The problems with Data Pipelines and the hydration of a Data Lake include:
- Fragmented Development: Individual pipelines are built in isolation, leading to inconsistencies, redundancy and avoiding organized growing and fast new use cases implementation.
- Centralized Bottleneck: Data practitioners often rely on data engineers to build and manage pipelines, creating a bottleneck and hindering agility.
- Limited Scalability and Flexibility: Scaling and adapting pipelines to new use cases can be challenging and time-consuming.
- Cost Inefficiency: Orchestration tools like Apache Airflow can be costly to operate at scale, some organizations need cost-effective alternatives.

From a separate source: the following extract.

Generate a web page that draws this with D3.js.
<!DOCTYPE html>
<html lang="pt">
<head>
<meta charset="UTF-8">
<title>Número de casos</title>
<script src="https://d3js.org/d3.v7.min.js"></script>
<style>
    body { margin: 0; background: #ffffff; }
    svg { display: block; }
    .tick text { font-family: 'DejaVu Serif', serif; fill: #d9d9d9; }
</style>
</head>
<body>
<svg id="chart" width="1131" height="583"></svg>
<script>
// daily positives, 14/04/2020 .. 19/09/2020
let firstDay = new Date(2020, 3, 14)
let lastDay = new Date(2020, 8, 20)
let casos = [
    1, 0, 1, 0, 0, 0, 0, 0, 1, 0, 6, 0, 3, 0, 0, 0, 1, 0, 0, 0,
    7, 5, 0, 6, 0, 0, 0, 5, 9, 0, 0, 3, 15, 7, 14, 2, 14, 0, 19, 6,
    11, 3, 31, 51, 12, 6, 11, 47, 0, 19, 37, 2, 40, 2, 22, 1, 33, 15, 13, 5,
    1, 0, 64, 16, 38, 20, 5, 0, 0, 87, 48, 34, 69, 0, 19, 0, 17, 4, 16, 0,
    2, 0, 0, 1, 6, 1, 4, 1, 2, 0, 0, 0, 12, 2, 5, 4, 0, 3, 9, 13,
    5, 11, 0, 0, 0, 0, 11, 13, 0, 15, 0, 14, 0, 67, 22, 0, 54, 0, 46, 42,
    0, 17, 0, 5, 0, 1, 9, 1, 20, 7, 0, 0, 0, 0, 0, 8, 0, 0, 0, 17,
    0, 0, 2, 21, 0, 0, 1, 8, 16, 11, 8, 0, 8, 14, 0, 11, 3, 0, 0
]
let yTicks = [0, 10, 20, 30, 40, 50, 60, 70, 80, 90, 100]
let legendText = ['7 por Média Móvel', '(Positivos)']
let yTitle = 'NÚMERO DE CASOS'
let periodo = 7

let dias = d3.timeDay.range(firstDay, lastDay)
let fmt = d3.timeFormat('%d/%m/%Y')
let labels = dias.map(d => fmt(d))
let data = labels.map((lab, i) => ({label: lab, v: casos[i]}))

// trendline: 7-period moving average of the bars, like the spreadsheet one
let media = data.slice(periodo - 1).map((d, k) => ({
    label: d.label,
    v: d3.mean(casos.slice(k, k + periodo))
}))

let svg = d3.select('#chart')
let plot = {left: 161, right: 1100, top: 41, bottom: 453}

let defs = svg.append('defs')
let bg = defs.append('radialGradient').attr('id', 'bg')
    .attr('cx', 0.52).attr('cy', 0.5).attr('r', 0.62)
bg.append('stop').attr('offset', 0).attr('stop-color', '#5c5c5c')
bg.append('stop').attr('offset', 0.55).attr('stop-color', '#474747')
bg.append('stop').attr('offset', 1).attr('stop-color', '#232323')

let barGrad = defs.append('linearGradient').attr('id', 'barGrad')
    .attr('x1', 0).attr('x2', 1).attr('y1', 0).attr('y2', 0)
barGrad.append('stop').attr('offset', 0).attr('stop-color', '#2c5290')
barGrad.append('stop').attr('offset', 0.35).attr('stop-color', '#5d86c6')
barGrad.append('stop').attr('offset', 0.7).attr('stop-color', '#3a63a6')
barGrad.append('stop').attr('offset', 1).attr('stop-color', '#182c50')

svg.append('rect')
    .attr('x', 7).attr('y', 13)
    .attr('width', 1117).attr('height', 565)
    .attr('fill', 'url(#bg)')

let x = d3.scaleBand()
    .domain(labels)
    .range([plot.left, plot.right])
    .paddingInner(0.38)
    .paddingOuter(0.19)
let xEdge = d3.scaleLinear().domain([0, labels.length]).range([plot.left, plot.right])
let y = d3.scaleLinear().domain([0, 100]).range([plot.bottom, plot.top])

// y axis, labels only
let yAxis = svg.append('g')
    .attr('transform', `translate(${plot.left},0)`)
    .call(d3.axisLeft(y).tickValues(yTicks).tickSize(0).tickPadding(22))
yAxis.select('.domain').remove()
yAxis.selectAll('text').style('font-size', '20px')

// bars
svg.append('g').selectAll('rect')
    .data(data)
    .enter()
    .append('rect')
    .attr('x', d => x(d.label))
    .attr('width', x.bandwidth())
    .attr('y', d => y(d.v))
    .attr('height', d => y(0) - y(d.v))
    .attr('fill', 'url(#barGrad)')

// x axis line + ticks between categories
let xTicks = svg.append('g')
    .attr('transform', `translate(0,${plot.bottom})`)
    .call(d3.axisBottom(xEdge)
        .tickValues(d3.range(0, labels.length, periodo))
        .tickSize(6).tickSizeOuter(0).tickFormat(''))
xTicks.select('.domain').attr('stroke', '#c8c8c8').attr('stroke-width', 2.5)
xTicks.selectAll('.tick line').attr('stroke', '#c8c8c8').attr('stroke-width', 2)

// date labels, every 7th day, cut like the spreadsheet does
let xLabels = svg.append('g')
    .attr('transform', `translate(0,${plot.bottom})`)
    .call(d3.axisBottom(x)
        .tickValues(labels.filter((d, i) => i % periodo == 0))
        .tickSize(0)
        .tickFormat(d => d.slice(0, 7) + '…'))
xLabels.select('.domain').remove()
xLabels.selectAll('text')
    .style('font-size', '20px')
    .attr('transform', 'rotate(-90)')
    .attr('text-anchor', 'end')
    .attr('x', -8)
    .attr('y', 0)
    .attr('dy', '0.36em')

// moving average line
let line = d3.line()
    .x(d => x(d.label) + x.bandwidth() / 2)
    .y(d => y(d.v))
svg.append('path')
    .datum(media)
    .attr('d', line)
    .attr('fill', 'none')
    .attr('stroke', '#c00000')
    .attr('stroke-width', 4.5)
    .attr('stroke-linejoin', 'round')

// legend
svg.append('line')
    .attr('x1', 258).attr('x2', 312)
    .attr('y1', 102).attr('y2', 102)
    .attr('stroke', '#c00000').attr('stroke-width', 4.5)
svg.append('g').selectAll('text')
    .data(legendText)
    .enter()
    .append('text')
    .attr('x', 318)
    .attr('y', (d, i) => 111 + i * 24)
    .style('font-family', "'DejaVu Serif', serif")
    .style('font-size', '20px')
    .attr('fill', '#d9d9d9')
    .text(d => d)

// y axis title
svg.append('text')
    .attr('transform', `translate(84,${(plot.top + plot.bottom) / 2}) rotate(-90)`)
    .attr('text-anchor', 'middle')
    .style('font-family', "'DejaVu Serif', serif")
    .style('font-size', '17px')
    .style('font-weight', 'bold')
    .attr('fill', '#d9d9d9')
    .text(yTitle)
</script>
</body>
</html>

Data teams often end with technical debt surrounding CI/CD, IaS, observability, and the least privilege principle. Establishing a foundational data platform that proactively addresses these potential gaps would empower teams to concentrate their efforts on building their data pipelines.
Key parts of a pipeline
A platform addresses these challenges by introducing a paradigm shift in data platform development. Its core design principles are:
1. CI/CD and Parameter-Driven Approach:
A Data Platform Automation (DPA) of the underlying infrastructure (cloud) leverages a multi-repository strategy, with dedicated repositories for:
- Orchestration Framework: Maintained by analytics engineers to provide seamless, extensible orchestration and execution infrastructure.

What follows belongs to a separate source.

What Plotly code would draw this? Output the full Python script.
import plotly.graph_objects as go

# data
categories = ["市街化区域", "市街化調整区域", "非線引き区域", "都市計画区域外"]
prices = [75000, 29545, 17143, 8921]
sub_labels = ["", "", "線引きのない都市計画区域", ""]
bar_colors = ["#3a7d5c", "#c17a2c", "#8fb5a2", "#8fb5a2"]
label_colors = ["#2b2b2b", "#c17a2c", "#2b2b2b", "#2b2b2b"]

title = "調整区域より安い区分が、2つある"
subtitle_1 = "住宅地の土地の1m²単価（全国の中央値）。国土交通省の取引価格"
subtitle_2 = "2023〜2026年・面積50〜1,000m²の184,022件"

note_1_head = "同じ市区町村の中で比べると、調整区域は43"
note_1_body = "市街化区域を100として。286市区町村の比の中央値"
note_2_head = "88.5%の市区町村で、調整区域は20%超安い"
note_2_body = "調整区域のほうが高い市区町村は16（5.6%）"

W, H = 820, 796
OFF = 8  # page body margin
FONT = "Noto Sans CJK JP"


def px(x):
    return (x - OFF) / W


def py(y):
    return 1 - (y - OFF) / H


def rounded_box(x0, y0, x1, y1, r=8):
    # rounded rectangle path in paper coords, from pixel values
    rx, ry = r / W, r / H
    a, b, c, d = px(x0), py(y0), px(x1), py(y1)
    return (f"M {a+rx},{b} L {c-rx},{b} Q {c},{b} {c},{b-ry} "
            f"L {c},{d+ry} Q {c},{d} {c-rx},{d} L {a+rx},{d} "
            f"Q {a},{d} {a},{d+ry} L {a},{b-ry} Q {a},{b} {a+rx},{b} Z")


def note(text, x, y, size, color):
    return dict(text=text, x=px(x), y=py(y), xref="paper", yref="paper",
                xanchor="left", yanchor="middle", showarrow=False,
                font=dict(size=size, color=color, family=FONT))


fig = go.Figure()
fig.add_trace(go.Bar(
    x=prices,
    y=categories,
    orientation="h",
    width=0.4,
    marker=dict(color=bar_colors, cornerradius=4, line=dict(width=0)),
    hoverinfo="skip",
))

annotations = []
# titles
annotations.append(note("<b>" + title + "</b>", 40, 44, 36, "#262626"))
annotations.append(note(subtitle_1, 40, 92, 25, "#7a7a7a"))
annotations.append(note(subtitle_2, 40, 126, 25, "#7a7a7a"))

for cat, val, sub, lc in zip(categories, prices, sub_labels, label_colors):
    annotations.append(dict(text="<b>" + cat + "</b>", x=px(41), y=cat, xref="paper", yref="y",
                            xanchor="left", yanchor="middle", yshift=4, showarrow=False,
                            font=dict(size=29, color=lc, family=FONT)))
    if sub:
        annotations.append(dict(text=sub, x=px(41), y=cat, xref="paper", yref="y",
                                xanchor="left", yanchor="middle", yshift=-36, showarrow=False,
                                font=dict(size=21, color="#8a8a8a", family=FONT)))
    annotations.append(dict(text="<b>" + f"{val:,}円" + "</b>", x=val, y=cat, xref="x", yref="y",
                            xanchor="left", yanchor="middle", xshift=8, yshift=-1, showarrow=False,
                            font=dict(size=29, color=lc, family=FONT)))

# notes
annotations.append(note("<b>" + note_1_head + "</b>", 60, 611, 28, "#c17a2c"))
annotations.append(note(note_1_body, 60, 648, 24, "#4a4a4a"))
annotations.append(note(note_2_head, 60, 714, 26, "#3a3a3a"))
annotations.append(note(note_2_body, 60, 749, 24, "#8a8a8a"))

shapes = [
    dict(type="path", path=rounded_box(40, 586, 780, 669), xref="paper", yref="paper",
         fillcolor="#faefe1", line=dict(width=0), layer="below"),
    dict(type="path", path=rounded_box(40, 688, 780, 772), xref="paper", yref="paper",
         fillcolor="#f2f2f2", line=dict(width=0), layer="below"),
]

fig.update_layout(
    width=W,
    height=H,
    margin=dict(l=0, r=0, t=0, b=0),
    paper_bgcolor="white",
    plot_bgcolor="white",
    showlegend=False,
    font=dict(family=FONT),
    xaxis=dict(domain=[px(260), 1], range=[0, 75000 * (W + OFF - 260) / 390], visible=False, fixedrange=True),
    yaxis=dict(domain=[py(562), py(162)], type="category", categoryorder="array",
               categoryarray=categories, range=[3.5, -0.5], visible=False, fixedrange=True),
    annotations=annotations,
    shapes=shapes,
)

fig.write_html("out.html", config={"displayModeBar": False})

- Data Model: Directly used by end data practitioners to manage data models, schemas, and Dataplex metadata.
- Data Orchestration: Directly used by end data practitioners to define and deploy data pipelines using levels, threads, and steps.
- Data Transformation: Directly used by end data practitioners to define, store, and deploy data transformations.
This separation of concerns allows for independent deployment, scalability, and clear ownership of different platform components. Each repository should have its own CI/CD pipeline, enabling independent deployment and faster iteration cycles.
2. Embracing the Analytics Engineering Concept:
DPA is built on the principles of analytics engineering, empowering data practitioners to independently build, organize, transform, and document data using software engineering best practices. This fosters a self-service data platform where data practitioners can create their own data products while adhering to a federated computational governance model.
3. Agnostic to Orchestration and Processing Tools:
DPA would be designed to be agnostic to the orchestration tool and data processing engine. While it provides sample orchestration code for Cloud Workflows, and Cloud Composer it can be integrated with other tools based on specific needs. This flexibility allows for seamless integration with existing systems and future-proofs the data platform.
4. Serverless-First Approach:
DPA prioritizes serverless technologies, leveraging the scalability, cost-effectiveness, and ease of use of services like Cloud Functions, BigQuery, and Cloud Workflows. This minimizes the need for long-term running servers, reducing operational overhead and costs.
5. Cost-Effectiveness:
By leveraging serverless technologies and providing a standardized framework for data pipeline development, DPA significantly reduces the overall cost of building and operating a data platform. This ensures cost-effectiveness and makes the platform accessible to a wider range of organizations.